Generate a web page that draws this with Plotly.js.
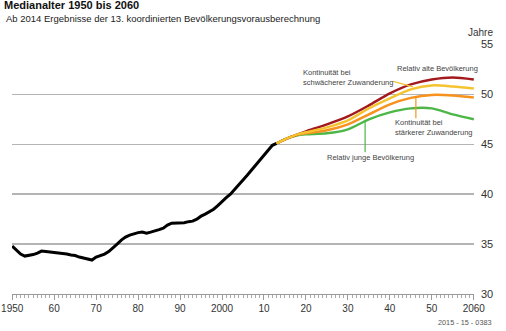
<!DOCTYPE html>
<html>
<head>
<meta charset="utf-8">
<script src="https://cdn.plot.ly/plotly-3.0.1.min.js"></script>
<style>html,body{margin:0;padding:0;background:#fff;}#chart{width:506px;height:331px;}</style>
</head>
<body>
<div id="chart"></div>
<script>
// Historical median age (black)
const histYears = [1950,1951,1952,1953,1954,1955,1956,1957,1958,1959,1960,1961,1962,1963,1964,1965,1966,1967,1968,1969,1970,1971,1972,1973,1974,1975,1976,1977,1978,1979,1980,1981,1982,1983,1984,1985,1986,1987,1988,1989,1990,1991,1992,1993,1994,1995,1996,1997,1998,1999,2000,2001,2002,2003,2004,2005,2006,2007,2008,2009,2010,2011,2012,2013];
const histValues = [34.8,34.4,34.0,33.8,33.85,33.95,34.1,34.3,34.25,34.2,34.15,34.1,34.1,34.0,33.9,33.85,33.7,33.6,33.5,33.4,33.7,33.85,34.0,34.25,34.6,35.0,35.4,35.7,35.9,36.05,36.15,36.2,36.1,36.2,36.3,36.45,36.6,36.9,37.1,37.1,37.1,37.15,37.25,37.3,37.5,37.8,38.0,38.25,38.5,38.85,39.3,39.65,40.0,40.45,40.9,41.4,41.9,42.4,42.9,43.4,43.95,44.45,44.9,45.1];

// Projections
const projYears = [2013,2015,2018,2020,2025,2030,2035,2040,2045,2050,2055,2060];
const oldPop    = [45.1,45.5,46.0,46.3,47.0,47.8,48.9,50.1,51.0,51.5,51.7,51.5];
const lowMig    = [45.1,45.5,46.0,46.2,46.7,47.4,48.6,49.6,50.5,50.9,50.8,50.6];
const highMig   = [45.1,45.5,45.95,46.1,46.4,47.0,48.0,49.0,49.65,49.95,49.9,49.7];
const youngPop  = [45.1,45.5,45.9,46.0,46.1,46.5,47.5,48.2,48.6,48.6,48.0,47.5];

const tickVals = [1950,1960,1970,1980,1990,2000,2010,2020,2030,2040,2050,2060];
const tickText = ["1950","60","70","80","90","2000","10","20","30","40","50","2060"];

const FONT = "'Liberation Sans', Arial, sans-serif";
const cRed = '#a3191d', cYellow = '#f4c430', cOrange = '#f7921e', cGreen = '#4cb748';

const traces = [
  {x: histYears, y: histValues, mode: 'lines', line: {color: '#000', width: 3}},
  {x: projYears, y: youngPop, mode: 'lines', line: {color: cGreen, width: 2.5, shape: 'spline', smoothing: 0.8}},
  {x: projYears, y: highMig, mode: 'lines', line: {color: cOrange, width: 2.5, shape: 'spline', smoothing: 0.8}},
  {x: projYears, y: oldPop, mode: 'lines', line: {color: cRed, width: 2.5, shape: 'spline', smoothing: 0.8}},
  {x: projYears, y: lowMig, mode: 'lines', line: {color: cYellow, width: 2.5, shape: 'spline', smoothing: 0.8}}
];

const layout = {
  width: 506, height: 331,
  margin: {l: 12, r: 32, t: 44, b: 37},
  paper_bgcolor: '#fff', plot_bgcolor: '#fff',
  showlegend: false,
  font: {family: FONT, color: '#333', size: 10},
  title: {text: '<b>Medianalter 1950 bis 2060</b>', x: 4/506, xanchor: 'left', xref: 'container',
          y: 1 - 5.5/331, yanchor: 'middle', yref: 'container',
          font: {family: FONT, size: 11, color: '#111'}},
  xaxis: {
    range: [1949.95, 2060.05], tickvals: tickVals, ticktext: tickText, ticklabeloverflow: 'allow',
    showgrid: false, zeroline: false, showline: true, linecolor: '#999', linewidth: 1,
    ticks: 'outside', ticklen: 5, tickcolor: '#999', tickwidth: 1,
    minor: {dtick: 1, tick0: 1950, ticks: 'outside', ticklen: 2.5, tickcolor: '#aaa', tickwidth: 1, showgrid: false},
    tickfont: {family: FONT, size: 10, color: '#333'}, fixedrange: true
  },
  yaxis: {
    range: [30, 55.05], side: 'right', tickvals: [30,35,40,45,50,55],
    showgrid: true, gridcolor: '#b4b4b4', gridwidth: 1.5, zeroline: false, showline: false,
    ticks: '', ticklabelstandoff: 6,
    tickfont: {family: FONT, size: 11, color: '#333'}, fixedrange: true
  },
  shapes: [
    {type: 'line', xref: 'x', yref: 'y', x0: 2040.8, y0: 51.3, x1: 2045.5, y1: 50.75, line: {color: cYellow, width: 1.2}},
    {type: 'line', xref: 'x', yref: 'y', x0: 2046.2, y0: 49.7, x1: 2046.2, y1: 47.6, line: {color: cOrange, width: 1.2}},
    {type: 'line', xref: 'x', yref: 'y', x0: 2034.1, y0: 47.3, x1: 2034.1, y1: 44.2, line: {color: cGreen, width: 1.2}}
  ],
  annotations: [
    {text: 'Ab 2014 Ergebnisse der 13. koordinierten Bevölkerungsvorausberechnung', xref: 'paper', yref: 'paper',
     x: -8/462, y: (294-19)/250, xanchor: 'left', yanchor: 'middle', showarrow: false,
     font: {family: FONT, size: 9.5, color: '#222'}},
    {text: 'Jahre', xref: 'paper', yref: 'paper', x: (495-12)/462, y: (294-33)/250, xanchor: 'right', yanchor: 'middle',
     showarrow: false, font: {family: FONT, size: 10, color: '#333'}},
    {text: 'Relativ alte Bevölkerung', xref: 'x', yref: 'y', x: 2060, y: 52.6, xanchor: 'right', yanchor: 'middle', xshift: 6,
     showarrow: false, font: {family: FONT, size: 7.5, color: '#444'}},
    {text: 'Kontinuität bei<br>schwächerer Zuwanderung', xref: 'x', yref: 'y', x: 2018.9, y: 51.7, xanchor: 'left', yanchor: 'middle',
     align: 'left', showarrow: false, font: {family: FONT, size: 7.5, color: '#444'}},
    {text: 'Kontinuität bei<br>stärkerer Zuwanderung', xref: 'x', yref: 'y', x: 2040.7, y: 46.7, xanchor: 'left', yanchor: 'middle',
     align: 'left', showarrow: false, font: {family: FONT, size: 7.5, color: '#444'}},
    {text: 'Relativ junge Bevölkerung', xref: 'x', yref: 'y', x: 2024.5, y: 43.7, xanchor: 'left', yanchor: 'middle',
     showarrow: false, font: {family: FONT, size: 7.5, color: '#444'}},
    {text: '2015 - 15 - 0383', xref: 'paper', yref: 'paper', x: (494-12)/462, y: (294-322)/250, xanchor: 'right', yanchor: 'middle',
     showarrow: false, font: {family: FONT, size: 7.3, color: '#555'}}
  ]
};

Plotly.newPlot('chart', traces, layout, {staticPlot: true, displayModeBar: false});
</script>
</body>
</html>
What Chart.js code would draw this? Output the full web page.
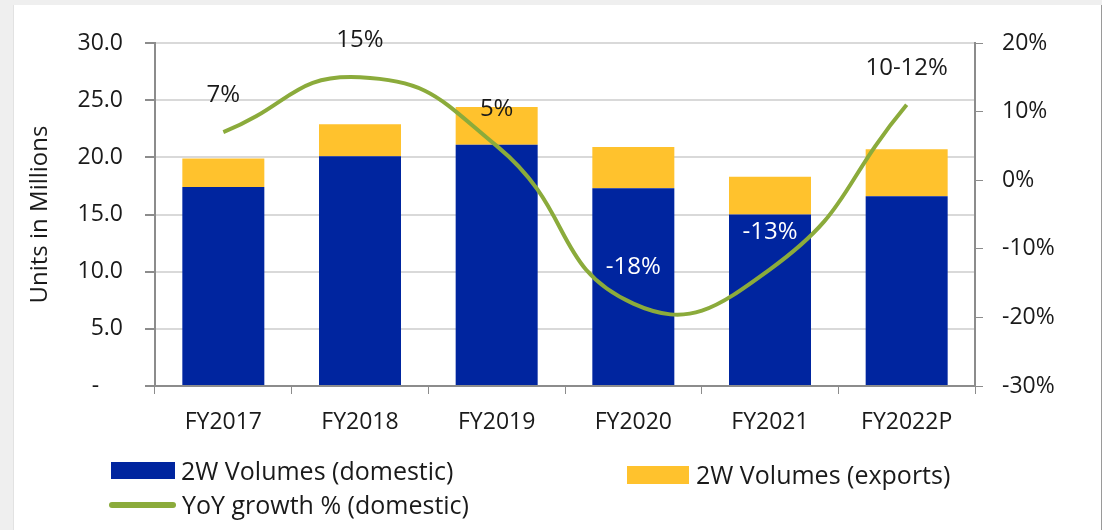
<!DOCTYPE html>
<html>
<head>
<meta charset="utf-8">
<script src="https://cdn.jsdelivr.net/npm/chart.js@4.4.1/dist/chart.umd.min.js"></script>
<style>
  html, body { margin: 0; padding: 0; }
  body { width: 1102px; height: 530px; background: #efefef; position: relative; overflow: hidden; font-family: "Open Sans", Lato, sans-serif; }
  #panel { position: absolute; left: 13px; top: 5px; width: 1087px; height: 525px; background: #fff; border-right: 1px solid #9a9a9a; border-left: 1px solid #e2e2e2; }
  #wrap { position: absolute; left: 0; top: 0; width: 1102px; height: 530px; }
  .lg { position: absolute; font-size: 25px; color: #1a1a1a; line-height: 26px; white-space: nowrap; }
  .sw { position: absolute; }
</style>
</head>
<body>
<div id="panel"></div>
<div id="wrap"><canvas id="chart" width="1102" height="530"></canvas></div>

<div class="sw" style="left:111px;top:462px;width:64px;height:17px;background:#00259f;"></div>
<div class="lg" style="left:181px;top:457px;">2W Volumes (domestic)</div>
<div class="sw" style="left:627px;top:466px;width:62px;height:18px;background:#ffc22d;"></div>
<div class="lg" style="left:696px;top:461px;">2W Volumes (exports)</div>
<div class="sw" style="left:109px;top:502px;width:67px;height:6px;border-radius:3px;background:#8bab3b;"></div>
<div class="lg" style="left:182px;top:491px;">YoY growth % (domestic)</div>

<script>
// values (units in millions / % growth)
const years = ['FY2017', 'FY2018', 'FY2019', 'FY2020', 'FY2021', 'FY2022P'];
const domestic = [17.4, 20.1, 21.1, 17.3, 15.0, 16.6];
const exportsVol = [2.5, 2.8, 3.3, 3.6, 3.3, 4.1];
const growth = [7, 15, 5, -18, -13, 11];
const growthLabels = ['7%', '15%', '5%', '-18%', '-13%', '10-12%'];
const labelColors = ['#1a1a1a', '#1a1a1a', '#1a1a1a', '#ffffff', '#ffffff', '#1a1a1a'];

const textColor = '#1a1a1a';
const axisColor = '#8c8c8c';
const gridColor = '#d9d9d9';
const fontFamily = '"Open Sans"';

// draw the % labels above each line point
const growthLabelPlugin = {
  id: 'growthLabels',
  afterDatasetsDraw(chart) {
    const meta = chart.getDatasetMeta(2);
    const ctx = chart.ctx;
    ctx.save();
    ctx.font = '24px ' + fontFamily;
    ctx.textAlign = 'center';
    ctx.textBaseline = 'middle';
    meta.data.forEach((pt, i) => {
      ctx.fillStyle = labelColors[i];
      ctx.fillText(growthLabels[i], pt.x, pt.y - 37);
    });
    ctx.restore();
  }
};

new Chart(document.getElementById('chart').getContext('2d'), {
  type: 'bar',
  data: {
    labels: years,
    datasets: [
      {
        label: '2W Volumes (domestic)',
        data: domestic,
        backgroundColor: '#00259f',
        stack: 'vol',
        yAxisID: 'y',
        order: 2,
        barPercentage: 0.6,
        categoryPercentage: 1
      },
      {
        label: '2W Volumes (exports)',
        data: exportsVol,
        backgroundColor: '#ffc22d',
        stack: 'vol',
        yAxisID: 'y',
        order: 2,
        barPercentage: 0.6,
        categoryPercentage: 1
      },
      {
        type: 'line',
        label: 'YoY growth % (domestic)',
        data: growth,
        borderColor: '#8bab3b',
        borderWidth: 4,
        pointRadius: 0,
        tension: 0.5,
        fill: false,
        yAxisID: 'y1',
        order: 0
      }
    ]
  },
  options: {
    responsive: false,
    animation: false,
    layout: { padding: { left: 13, top: 43, right: 0, bottom: 0 } },
    plugins: {
      legend: { display: false },
      tooltip: { enabled: false }
    },
    scales: {
      x: {
        stacked: true,
        afterFit(s) { s.height = 144; },
        ticks: { color: textColor, font: { family: fontFamily, size: 23 }, padding: 15 },
        grid: { drawOnChartArea: false, color: axisColor, tickLength: 8, offset: true },
        border: { color: axisColor, width: 2 }
      },
      y: {
        stacked: true,
        position: 'left',
        min: 0,
        max: 30,
        afterFit(s) { s.width = 142; },
        ticks: {
          stepSize: 5,
          color: textColor,
          font: { family: fontFamily, size: 23 },
          padding: 22,
          callback: v => v === 0 ? '-    ' : v.toFixed(1)
        },
        grid: { color: gridColor, lineWidth: 2, tickColor: axisColor, tickLength: 10 },
        border: { color: axisColor, width: 2 },
        title: {
          display: true,
          text: 'Units in Millions',
          color: textColor,
          font: { family: fontFamily, size: 24 },
          padding: { top: 13, bottom: 0 }
        }
      },
      y1: {
        position: 'right',
        min: -30,
        max: 20,
        afterFit(s) { s.width = 127; },
        ticks: {
          stepSize: 10,
          color: textColor,
          font: { family: fontFamily, size: 23 },
          padding: 19,
          callback: v => v + '%'
        },
        grid: { drawOnChartArea: false, color: axisColor, tickLength: 8 },
        border: { color: axisColor, width: 2 }
      }
    }
  },
  plugins: [growthLabelPlugin]
});
</script>
</body>
</html>
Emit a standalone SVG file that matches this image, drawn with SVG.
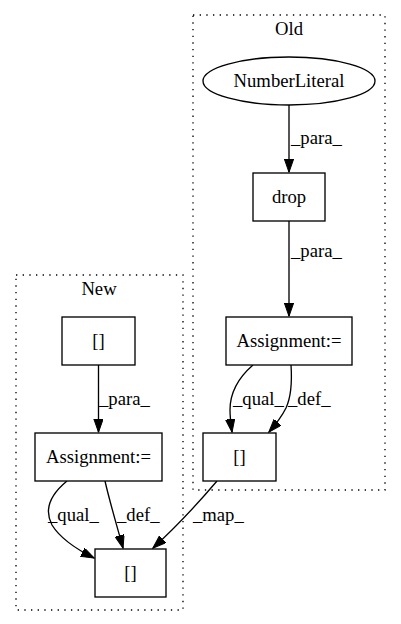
<svg xmlns="http://www.w3.org/2000/svg" width="401" height="624" viewBox="0 0 401 624" font-family="'Liberation Serif', 'DejaVu Serif', serif">
<style>
text{font-family:'Liberation Serif','DejaVu Serif',serif;font-size:18.67px;fill:#000}
.c{text-anchor:middle}
.cl{fill:none;stroke:#000;stroke-width:1.33;stroke-dasharray:1.33,5.33}
.n{fill:#fff;stroke:#000;stroke-width:1.33}
.e{fill:none;stroke:#000;stroke-width:1.33;marker-end:url(#ah)}
</style>
<defs>
<marker id="ah" markerUnits="userSpaceOnUse" markerWidth="14" markerHeight="10" refX="13" refY="4.65" orient="auto">
<path d="M0,0 L13.3,4.65 L0,9.3 z" fill="#000" stroke="#000" stroke-width="1"/>
</marker>
</defs>
<rect width="401" height="624" fill="#fff"/>
<g id="cluster_old">
<rect class="cl" x="193" y="15" width="192" height="475"/>
<text class="c" x="289" y="35">Old</text>
</g>
<g id="cluster_new">
<rect class="cl" x="16" y="275" width="167" height="335"/>
<text class="c" x="99" y="295">New</text>
</g>
<g id="edges">
<path class="e" d="M289,105 L289,172"/>
<text x="291" y="144">_para_</text>
<path class="e" d="M289,221 L289,316"/>
<text x="291" y="257">_para_</text>
<path class="e" d="M253,365 C238,378 230,392 230,410 C230,418 231,425 232,432"/>
<text x="233" y="405">_qual_</text>
<path class="e" d="M291,365 C292,380 292,395 286,408 C282,416 276,424 269,432"/>
<text x="288" y="405">_def_</text>
<path class="e" d="M98.5,365 L98.5,432"/>
<text x="99" y="405">_para_</text>
<path class="e" d="M67,481 C50,495 44,510 52,525 C60,538 78,550 94,558"/>
<text x="48" y="521">_qual_</text>
<path class="e" d="M105,481 C110,503 117,526 123,548"/>
<text x="117" y="521">_def_</text>
<path class="e" d="M217,481 C200,501 176,527 153,548"/>
<text x="193" y="521">_map_</text>
</g>
<g id="numberliteral">
<ellipse class="n" cx="289" cy="81" rx="86" ry="24"/>
<text class="c" x="289" y="87">NumberLiteral</text>
</g>
<g id="drop">
<rect class="n" x="253" y="173" width="72" height="48"/>
<text class="c" x="289" y="203">drop</text>
</g>
<g id="old_assignment">
<rect class="n" x="226" y="317" width="126" height="48"/>
<text class="c" x="289" y="347">Assignment:=</text>
</g>
<g id="old_index">
<rect class="n" x="203" y="433" width="73" height="48"/>
<text class="c" x="239.5" y="463">[]</text>
</g>
<g id="new_index_top">
<rect class="n" x="62" y="317" width="73" height="48"/>
<text class="c" x="98.5" y="347">[]</text>
</g>
<g id="new_assignment">
<rect class="n" x="35" y="433" width="127" height="48"/>
<text class="c" x="98.5" y="463">Assignment:=</text>
</g>
<g id="new_index_bottom">
<rect class="n" x="95" y="549" width="71" height="48"/>
<text class="c" x="130.5" y="579">[]</text>
</g>
</svg>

* * * * *

* [Written task] Repeat the listing above exactly from its first line to the line containing "const cRed = '#a3191d', cYellow", both included, and omit the pictures.

* [Exercise result]
Generate a web page that draws this with Plotly.js.
<!DOCTYPE html>
<html>
<head>
<meta charset="utf-8">
<script src="https://cdn.plot.ly/plotly-3.0.1.min.js"></script>
<style>html,body{margin:0;padding:0;background:#fff;}#chart{width:506px;height:331px;}</style>
</head>
<body>
<div id="chart"></div>
<script>
// Historical median age (black)
const histYears = [1950,1951,1952,1953,1954,1955,1956,1957,1958,1959,1960,1961,1962,1963,1964,1965,1966,1967,1968,1969,1970,1971,1972,1973,1974,1975,1976,1977,1978,1979,1980,1981,1982,1983,1984,1985,1986,1987,1988,1989,1990,1991,1992,1993,1994,1995,1996,1997,1998,1999,2000,2001,2002,2003,2004,2005,2006,2007,2008,2009,2010,2011,2012,2013];
const histValues = [34.8,34.4,34.0,33.8,33.85,33.95,34.1,34.3,34.25,34.2,34.15,34.1,34.1,34.0,33.9,33.85,33.7,33.6,33.5,33.4,33.7,33.85,34.0,34.25,34.6,35.0,35.4,35.7,35.9,36.05,36.15,36.2,36.1,36.2,36.3,36.45,36.6,36.9,37.1,37.1,37.1,37.15,37.25,37.3,37.5,37.8,38.0,38.25,38.5,38.85,39.3,39.65,40.0,40.45,40.9,41.4,41.9,42.4,42.9,43.4,43.95,44.45,44.9,45.1];

// Projections
const projYears = [2013,2015,2018,2020,2025,2030,2035,2040,2045,2050,2055,2060];
const oldPop    = [45.1,45.5,46.0,46.3,47.0,47.8,48.9,50.1,51.0,51.5,51.7,51.5];
const lowMig    = [45.1,45.5,46.0,46.2,46.7,47.4,48.6,49.6,50.5,50.9,50.8,50.6];
const highMig   = [45.1,45.5,45.95,46.1,46.4,47.0,48.0,49.0,49.65,49.95,49.9,49.7];
const youngPop  = [45.1,45.5,45.9,46.0,46.1,46.5,47.5,48.2,48.6,48.6,48.0,47.5];

const tickVals = [1950,1960,1970,1980,1990,2000,2010,2020,2030,2040,2050,2060];
const tickText = ["1950","60","70","80","90","2000","10","20","30","40","50","2060"];

const FONT = "'Liberation Sans', Arial, sans-serif";
const cRed = '#a3191d', cYellow = '#f4c430', cOrange = '#f7921e', cGreen = '#4cb748';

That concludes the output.